#### Problem statement
Reproduce exactly the lines from the line with "Reproduce this chart with Chart.js." through the line with "const binHalfWidth = 2;", both included, and no other lines.

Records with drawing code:

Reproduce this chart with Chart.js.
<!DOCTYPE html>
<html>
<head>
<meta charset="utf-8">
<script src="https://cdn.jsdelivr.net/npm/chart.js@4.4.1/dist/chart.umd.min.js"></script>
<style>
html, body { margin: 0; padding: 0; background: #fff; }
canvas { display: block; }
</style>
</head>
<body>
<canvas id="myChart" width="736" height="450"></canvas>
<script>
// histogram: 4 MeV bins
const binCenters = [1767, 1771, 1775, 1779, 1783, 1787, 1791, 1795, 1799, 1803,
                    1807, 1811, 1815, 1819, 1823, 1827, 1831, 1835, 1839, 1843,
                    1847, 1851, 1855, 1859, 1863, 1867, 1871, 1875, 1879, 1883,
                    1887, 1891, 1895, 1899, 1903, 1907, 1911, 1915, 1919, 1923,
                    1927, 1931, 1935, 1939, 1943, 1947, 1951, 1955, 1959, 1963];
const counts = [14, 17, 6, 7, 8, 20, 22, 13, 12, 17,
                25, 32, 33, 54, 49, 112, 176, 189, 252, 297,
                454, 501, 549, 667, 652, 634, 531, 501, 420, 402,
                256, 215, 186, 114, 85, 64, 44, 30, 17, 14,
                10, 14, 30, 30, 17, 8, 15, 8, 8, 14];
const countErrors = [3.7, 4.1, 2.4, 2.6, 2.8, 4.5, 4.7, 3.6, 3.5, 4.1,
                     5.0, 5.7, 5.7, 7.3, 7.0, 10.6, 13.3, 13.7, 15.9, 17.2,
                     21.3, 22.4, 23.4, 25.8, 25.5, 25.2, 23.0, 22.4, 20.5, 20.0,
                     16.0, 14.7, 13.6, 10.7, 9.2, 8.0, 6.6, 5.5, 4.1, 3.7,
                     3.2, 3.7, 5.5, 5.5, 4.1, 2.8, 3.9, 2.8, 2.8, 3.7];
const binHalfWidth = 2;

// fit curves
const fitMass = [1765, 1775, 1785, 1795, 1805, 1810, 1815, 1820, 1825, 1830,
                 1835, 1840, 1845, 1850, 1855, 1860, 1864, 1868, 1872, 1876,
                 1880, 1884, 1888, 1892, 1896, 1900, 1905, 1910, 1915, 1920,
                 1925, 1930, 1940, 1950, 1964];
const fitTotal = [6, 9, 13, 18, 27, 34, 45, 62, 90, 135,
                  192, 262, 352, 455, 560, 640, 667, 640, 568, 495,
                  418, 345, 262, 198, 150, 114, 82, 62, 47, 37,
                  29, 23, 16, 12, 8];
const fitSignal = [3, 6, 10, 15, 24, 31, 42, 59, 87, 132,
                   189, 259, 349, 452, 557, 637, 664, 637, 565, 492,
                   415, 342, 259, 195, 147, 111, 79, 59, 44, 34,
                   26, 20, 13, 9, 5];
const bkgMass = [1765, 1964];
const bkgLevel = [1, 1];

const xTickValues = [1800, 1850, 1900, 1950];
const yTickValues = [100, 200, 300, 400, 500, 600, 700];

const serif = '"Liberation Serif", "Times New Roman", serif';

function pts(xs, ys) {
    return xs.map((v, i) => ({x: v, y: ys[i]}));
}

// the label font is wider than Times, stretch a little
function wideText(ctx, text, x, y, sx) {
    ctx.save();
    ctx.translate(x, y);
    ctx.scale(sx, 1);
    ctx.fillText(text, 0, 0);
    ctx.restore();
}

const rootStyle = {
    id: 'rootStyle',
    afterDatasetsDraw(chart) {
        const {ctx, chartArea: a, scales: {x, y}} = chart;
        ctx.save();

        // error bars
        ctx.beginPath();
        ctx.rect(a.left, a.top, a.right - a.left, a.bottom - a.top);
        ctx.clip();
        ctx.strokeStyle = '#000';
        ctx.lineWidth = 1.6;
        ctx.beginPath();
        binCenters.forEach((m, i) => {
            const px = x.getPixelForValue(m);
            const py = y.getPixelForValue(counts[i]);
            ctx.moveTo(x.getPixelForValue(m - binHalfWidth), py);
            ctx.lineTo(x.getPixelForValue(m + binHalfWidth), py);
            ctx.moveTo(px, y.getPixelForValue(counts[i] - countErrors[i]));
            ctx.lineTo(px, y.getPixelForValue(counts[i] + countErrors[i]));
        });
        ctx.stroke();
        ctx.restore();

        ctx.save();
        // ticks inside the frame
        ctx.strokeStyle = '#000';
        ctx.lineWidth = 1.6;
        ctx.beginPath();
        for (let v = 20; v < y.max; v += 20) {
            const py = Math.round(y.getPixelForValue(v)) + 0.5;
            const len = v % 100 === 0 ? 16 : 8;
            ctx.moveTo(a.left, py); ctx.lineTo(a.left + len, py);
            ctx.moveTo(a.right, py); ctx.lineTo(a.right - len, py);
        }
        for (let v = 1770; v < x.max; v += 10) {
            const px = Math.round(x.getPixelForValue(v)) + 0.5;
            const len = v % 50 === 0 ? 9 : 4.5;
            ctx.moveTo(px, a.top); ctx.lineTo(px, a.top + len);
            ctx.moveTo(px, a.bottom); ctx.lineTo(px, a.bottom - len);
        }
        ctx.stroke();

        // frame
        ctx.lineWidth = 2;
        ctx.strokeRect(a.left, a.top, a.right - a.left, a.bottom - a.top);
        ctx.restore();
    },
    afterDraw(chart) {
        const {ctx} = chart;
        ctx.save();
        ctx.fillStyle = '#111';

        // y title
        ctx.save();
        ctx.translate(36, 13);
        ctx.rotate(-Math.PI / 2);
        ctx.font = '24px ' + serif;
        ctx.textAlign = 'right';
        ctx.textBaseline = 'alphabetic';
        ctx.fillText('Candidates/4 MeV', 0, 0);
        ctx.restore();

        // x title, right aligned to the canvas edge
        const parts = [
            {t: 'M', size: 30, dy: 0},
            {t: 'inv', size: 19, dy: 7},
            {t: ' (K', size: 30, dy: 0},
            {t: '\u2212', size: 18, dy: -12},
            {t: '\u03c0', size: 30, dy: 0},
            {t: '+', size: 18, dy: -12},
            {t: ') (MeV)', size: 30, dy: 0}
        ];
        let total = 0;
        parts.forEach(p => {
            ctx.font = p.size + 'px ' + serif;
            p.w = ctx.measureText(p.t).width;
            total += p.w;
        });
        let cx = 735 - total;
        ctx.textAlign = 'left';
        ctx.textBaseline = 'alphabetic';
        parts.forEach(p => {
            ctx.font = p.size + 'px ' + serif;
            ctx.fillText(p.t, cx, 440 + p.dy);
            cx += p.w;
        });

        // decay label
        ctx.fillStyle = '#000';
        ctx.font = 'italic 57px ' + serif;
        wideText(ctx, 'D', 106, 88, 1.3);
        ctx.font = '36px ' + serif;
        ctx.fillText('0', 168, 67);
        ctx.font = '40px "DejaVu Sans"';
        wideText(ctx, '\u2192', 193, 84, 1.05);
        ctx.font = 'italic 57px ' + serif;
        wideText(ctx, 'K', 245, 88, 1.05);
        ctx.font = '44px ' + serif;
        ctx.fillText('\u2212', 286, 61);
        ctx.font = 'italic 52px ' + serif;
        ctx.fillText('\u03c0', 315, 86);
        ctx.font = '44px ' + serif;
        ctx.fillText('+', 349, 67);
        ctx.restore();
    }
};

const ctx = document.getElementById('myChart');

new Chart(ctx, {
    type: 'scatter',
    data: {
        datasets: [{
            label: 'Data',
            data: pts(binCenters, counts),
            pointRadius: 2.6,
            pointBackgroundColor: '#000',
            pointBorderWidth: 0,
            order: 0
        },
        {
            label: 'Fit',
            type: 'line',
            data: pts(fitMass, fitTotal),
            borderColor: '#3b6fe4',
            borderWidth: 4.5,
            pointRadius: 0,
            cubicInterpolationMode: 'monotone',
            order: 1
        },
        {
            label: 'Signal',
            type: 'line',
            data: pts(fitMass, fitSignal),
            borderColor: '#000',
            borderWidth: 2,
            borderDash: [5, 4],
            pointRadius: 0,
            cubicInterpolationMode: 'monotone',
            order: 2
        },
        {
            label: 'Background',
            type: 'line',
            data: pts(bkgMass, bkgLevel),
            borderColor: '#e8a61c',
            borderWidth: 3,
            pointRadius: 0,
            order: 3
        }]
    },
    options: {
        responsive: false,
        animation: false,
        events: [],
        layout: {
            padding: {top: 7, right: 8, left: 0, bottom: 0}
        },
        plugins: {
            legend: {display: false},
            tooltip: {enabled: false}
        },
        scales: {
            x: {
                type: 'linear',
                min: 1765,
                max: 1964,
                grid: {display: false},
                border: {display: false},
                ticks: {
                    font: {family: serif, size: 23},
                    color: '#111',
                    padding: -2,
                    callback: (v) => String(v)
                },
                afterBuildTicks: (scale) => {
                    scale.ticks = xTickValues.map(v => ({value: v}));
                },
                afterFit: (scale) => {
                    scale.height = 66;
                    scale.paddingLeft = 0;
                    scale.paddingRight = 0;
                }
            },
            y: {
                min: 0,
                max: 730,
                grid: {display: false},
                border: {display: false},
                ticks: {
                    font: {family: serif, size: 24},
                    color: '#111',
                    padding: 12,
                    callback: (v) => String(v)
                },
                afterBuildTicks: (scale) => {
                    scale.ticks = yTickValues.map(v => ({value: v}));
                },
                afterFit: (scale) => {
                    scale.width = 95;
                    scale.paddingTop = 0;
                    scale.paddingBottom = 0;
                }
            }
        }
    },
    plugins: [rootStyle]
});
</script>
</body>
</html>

--

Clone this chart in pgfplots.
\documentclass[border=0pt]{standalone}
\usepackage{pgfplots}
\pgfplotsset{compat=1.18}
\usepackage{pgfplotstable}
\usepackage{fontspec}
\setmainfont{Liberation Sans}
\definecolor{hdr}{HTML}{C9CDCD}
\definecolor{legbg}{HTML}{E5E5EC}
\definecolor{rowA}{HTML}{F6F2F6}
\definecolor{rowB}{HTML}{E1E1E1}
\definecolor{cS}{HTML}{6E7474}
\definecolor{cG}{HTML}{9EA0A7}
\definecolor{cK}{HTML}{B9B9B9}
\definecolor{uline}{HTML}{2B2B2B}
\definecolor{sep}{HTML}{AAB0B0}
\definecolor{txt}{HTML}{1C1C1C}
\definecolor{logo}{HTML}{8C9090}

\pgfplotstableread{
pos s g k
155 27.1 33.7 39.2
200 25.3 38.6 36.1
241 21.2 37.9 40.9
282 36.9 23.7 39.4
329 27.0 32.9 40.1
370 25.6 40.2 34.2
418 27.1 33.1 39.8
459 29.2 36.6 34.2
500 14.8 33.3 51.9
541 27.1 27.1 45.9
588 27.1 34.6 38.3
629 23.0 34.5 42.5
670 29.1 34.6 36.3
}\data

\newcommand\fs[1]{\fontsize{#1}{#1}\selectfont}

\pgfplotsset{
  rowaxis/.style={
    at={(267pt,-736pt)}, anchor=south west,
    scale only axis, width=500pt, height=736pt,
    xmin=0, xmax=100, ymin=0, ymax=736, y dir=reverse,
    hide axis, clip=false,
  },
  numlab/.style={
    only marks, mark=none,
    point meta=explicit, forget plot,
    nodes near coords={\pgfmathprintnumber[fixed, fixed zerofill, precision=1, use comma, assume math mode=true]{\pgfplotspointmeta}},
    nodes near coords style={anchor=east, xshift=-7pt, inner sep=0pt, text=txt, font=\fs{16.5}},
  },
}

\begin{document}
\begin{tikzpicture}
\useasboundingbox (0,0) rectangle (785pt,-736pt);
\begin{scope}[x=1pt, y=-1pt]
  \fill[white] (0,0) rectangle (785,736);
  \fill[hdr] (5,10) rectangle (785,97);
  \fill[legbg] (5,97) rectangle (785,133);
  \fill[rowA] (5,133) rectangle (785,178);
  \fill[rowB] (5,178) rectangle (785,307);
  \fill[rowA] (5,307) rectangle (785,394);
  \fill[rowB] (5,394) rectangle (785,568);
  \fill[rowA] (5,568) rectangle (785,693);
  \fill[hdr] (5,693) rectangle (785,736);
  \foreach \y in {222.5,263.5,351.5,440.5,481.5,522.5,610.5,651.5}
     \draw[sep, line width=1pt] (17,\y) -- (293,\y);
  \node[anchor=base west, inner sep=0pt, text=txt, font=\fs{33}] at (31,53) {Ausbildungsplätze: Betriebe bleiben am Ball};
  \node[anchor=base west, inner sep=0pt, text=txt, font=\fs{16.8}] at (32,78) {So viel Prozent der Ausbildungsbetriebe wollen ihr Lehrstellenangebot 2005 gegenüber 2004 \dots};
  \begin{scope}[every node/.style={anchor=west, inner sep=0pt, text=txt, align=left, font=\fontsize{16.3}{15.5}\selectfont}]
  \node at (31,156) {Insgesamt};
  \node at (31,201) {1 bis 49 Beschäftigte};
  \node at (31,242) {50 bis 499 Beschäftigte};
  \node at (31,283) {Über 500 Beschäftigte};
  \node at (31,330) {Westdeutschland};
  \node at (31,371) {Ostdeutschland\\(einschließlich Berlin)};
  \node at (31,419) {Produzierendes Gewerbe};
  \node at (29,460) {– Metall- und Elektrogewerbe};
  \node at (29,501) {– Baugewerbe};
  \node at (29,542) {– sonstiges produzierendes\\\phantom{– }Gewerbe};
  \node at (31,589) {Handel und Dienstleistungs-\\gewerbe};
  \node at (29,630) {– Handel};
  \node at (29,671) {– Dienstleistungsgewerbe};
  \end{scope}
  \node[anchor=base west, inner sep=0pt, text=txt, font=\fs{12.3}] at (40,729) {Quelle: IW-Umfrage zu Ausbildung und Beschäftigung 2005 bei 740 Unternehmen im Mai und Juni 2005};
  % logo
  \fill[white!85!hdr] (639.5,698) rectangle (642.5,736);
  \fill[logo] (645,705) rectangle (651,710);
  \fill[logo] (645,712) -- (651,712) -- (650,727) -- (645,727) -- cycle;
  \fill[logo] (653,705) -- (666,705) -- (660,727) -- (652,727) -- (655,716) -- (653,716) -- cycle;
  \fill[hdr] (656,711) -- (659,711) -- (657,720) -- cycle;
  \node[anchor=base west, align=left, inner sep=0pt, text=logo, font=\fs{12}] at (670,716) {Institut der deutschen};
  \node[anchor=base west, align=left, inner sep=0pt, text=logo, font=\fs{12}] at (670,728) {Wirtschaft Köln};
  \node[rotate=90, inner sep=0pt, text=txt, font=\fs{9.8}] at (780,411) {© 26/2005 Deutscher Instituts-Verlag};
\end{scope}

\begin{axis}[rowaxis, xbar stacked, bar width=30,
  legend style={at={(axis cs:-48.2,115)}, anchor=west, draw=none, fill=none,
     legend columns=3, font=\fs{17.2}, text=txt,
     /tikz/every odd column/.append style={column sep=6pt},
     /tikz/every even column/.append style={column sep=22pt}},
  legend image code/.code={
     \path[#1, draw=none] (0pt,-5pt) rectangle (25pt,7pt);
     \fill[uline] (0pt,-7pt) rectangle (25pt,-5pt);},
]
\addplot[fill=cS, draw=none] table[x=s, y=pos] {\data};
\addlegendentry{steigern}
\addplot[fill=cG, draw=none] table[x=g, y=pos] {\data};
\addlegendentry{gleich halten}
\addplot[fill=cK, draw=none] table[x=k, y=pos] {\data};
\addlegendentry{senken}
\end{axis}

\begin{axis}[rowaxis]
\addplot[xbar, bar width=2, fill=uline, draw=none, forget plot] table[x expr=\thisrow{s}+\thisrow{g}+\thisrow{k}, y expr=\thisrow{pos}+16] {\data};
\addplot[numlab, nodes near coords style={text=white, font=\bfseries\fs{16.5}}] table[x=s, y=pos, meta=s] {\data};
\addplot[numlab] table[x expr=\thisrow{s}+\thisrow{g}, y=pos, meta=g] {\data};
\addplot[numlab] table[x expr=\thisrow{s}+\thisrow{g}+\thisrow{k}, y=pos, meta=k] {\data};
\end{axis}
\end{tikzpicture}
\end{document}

#### Solution to this task
Reproduce this chart with Chart.js.
<!DOCTYPE html>
<html>
<head>
<meta charset="utf-8">
<script src="https://cdn.jsdelivr.net/npm/chart.js@4.4.1/dist/chart.umd.min.js"></script>
<style>
html, body { margin: 0; padding: 0; background: #fff; }
canvas { display: block; }
</style>
</head>
<body>
<canvas id="myChart" width="736" height="450"></canvas>
<script>
// histogram: 4 MeV bins
const binCenters = [1767, 1771, 1775, 1779, 1783, 1787, 1791, 1795, 1799, 1803,
                    1807, 1811, 1815, 1819, 1823, 1827, 1831, 1835, 1839, 1843,
                    1847, 1851, 1855, 1859, 1863, 1867, 1871, 1875, 1879, 1883,
                    1887, 1891, 1895, 1899, 1903, 1907, 1911, 1915, 1919, 1923,
                    1927, 1931, 1935, 1939, 1943, 1947, 1951, 1955, 1959, 1963];
const counts = [14, 17, 6, 7, 8, 20, 22, 13, 12, 17,
                25, 32, 33, 54, 49, 112, 176, 189, 252, 297,
                454, 501, 549, 667, 652, 634, 531, 501, 420, 402,
                256, 215, 186, 114, 85, 64, 44, 30, 17, 14,
                10, 14, 30, 30, 17, 8, 15, 8, 8, 14];
const countErrors = [3.7, 4.1, 2.4, 2.6, 2.8, 4.5, 4.7, 3.6, 3.5, 4.1,
                     5.0, 5.7, 5.7, 7.3, 7.0, 10.6, 13.3, 13.7, 15.9, 17.2,
                     21.3, 22.4, 23.4, 25.8, 25.5, 25.2, 23.0, 22.4, 20.5, 20.0,
                     16.0, 14.7, 13.6, 10.7, 9.2, 8.0, 6.6, 5.5, 4.1, 3.7,
                     3.2, 3.7, 5.5, 5.5, 4.1, 2.8, 3.9, 2.8, 2.8, 3.7];
const binHalfWidth = 2;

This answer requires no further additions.